>>>

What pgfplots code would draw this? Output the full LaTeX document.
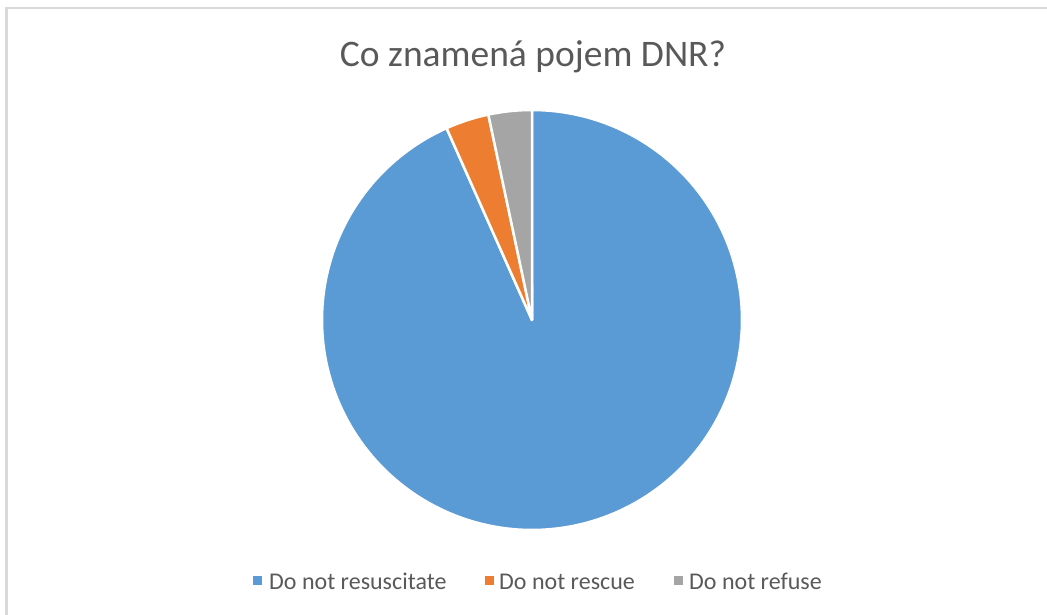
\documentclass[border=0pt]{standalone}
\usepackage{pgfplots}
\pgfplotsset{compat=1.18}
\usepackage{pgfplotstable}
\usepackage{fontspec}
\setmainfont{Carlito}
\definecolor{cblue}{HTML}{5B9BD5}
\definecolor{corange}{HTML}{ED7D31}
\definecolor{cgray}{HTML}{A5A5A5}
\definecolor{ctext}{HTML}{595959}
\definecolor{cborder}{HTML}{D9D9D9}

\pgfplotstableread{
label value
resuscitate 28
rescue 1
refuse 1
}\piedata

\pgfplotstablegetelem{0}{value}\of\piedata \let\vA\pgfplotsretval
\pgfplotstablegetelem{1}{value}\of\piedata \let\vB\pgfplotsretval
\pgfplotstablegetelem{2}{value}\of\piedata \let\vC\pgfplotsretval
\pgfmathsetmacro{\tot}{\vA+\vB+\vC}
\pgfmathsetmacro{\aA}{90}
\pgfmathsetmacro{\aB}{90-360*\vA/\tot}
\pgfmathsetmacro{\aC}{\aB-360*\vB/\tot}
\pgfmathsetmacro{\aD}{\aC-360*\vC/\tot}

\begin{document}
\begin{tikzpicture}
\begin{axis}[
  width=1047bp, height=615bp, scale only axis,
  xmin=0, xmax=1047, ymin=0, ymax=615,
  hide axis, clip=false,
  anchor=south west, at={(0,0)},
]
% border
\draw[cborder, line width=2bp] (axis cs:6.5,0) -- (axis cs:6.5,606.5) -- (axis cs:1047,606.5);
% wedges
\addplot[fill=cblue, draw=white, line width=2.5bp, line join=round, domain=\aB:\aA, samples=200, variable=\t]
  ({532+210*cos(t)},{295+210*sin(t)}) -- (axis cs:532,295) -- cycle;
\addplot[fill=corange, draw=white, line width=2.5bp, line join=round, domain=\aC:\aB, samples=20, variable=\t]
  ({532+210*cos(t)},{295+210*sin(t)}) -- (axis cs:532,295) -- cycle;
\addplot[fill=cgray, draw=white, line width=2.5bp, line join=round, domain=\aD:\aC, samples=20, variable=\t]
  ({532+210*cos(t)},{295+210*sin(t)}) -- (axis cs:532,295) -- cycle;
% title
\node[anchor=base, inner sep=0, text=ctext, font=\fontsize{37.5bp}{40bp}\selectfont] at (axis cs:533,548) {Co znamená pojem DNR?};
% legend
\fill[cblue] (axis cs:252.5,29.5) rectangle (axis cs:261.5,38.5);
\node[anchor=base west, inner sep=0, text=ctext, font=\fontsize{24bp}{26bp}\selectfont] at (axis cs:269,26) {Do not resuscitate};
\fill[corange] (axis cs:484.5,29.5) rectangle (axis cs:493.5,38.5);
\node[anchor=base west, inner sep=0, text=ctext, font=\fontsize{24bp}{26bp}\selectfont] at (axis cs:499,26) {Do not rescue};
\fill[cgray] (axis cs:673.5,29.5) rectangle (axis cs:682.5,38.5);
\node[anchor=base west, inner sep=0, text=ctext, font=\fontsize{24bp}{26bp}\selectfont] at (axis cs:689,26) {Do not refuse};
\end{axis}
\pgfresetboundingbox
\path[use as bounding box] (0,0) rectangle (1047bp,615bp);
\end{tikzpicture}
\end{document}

<<<

-- DIRECTIONS FOR THIS TASK --
Restate the whole listing above exactly, except for its images.

-- ANSWER FOR THIS EXERCISE --
What pgfplots code would draw this? Output the full LaTeX document.
\documentclass[border=0pt]{standalone}
\usepackage{pgfplots}
\pgfplotsset{compat=1.18}
\usepackage{pgfplotstable}
\usepackage{fontspec}
\setmainfont{Carlito}
\definecolor{cblue}{HTML}{5B9BD5}
\definecolor{corange}{HTML}{ED7D31}
\definecolor{cgray}{HTML}{A5A5A5}
\definecolor{ctext}{HTML}{595959}
\definecolor{cborder}{HTML}{D9D9D9}

\pgfplotstableread{
label value
resuscitate 28
rescue 1
refuse 1
}\piedata

\pgfplotstablegetelem{0}{value}\of\piedata \let\vA\pgfplotsretval
\pgfplotstablegetelem{1}{value}\of\piedata \let\vB\pgfplotsretval
\pgfplotstablegetelem{2}{value}\of\piedata \let\vC\pgfplotsretval
\pgfmathsetmacro{\tot}{\vA+\vB+\vC}
\pgfmathsetmacro{\aA}{90}
\pgfmathsetmacro{\aB}{90-360*\vA/\tot}
\pgfmathsetmacro{\aC}{\aB-360*\vB/\tot}
\pgfmathsetmacro{\aD}{\aC-360*\vC/\tot}

\begin{document}
\begin{tikzpicture}
\begin{axis}[
  width=1047bp, height=615bp, scale only axis,
  xmin=0, xmax=1047, ymin=0, ymax=615,
  hide axis, clip=false,
  anchor=south west, at={(0,0)},
]
% border
\draw[cborder, line width=2bp] (axis cs:6.5,0) -- (axis cs:6.5,606.5) -- (axis cs:1047,606.5);
% wedges
\addplot[fill=cblue, draw=white, line width=2.5bp, line join=round, domain=\aB:\aA, samples=200, variable=\t]
  ({532+210*cos(t)},{295+210*sin(t)}) -- (axis cs:532,295) -- cycle;
\addplot[fill=corange, draw=white, line width=2.5bp, line join=round, domain=\aC:\aB, samples=20, variable=\t]
  ({532+210*cos(t)},{295+210*sin(t)}) -- (axis cs:532,295) -- cycle;
\addplot[fill=cgray, draw=white, line width=2.5bp, line join=round, domain=\aD:\aC, samples=20, variable=\t]
  ({532+210*cos(t)},{295+210*sin(t)}) -- (axis cs:532,295) -- cycle;
% title
\node[anchor=base, inner sep=0, text=ctext, font=\fontsize{37.5bp}{40bp}\selectfont] at (axis cs:533,548) {Co znamená pojem DNR?};
% legend
\fill[cblue] (axis cs:252.5,29.5) rectangle (axis cs:261.5,38.5);
\node[anchor=base west, inner sep=0, text=ctext, font=\fontsize{24bp}{26bp}\selectfont] at (axis cs:269,26) {Do not resuscitate};
\fill[corange] (axis cs:484.5,29.5) rectangle (axis cs:493.5,38.5);
\node[anchor=base west, inner sep=0, text=ctext, font=\fontsize{24bp}{26bp}\selectfont] at (axis cs:499,26) {Do not rescue};
\fill[cgray] (axis cs:673.5,29.5) rectangle (axis cs:682.5,38.5);
\node[anchor=base west, inner sep=0, text=ctext, font=\fontsize{24bp}{26bp}\selectfont] at (axis cs:689,26) {Do not refuse};
\end{axis}
\pgfresetboundingbox
\path[use as bounding box] (0,0) rectangle (1047bp,615bp);
\end{tikzpicture}
\end{document}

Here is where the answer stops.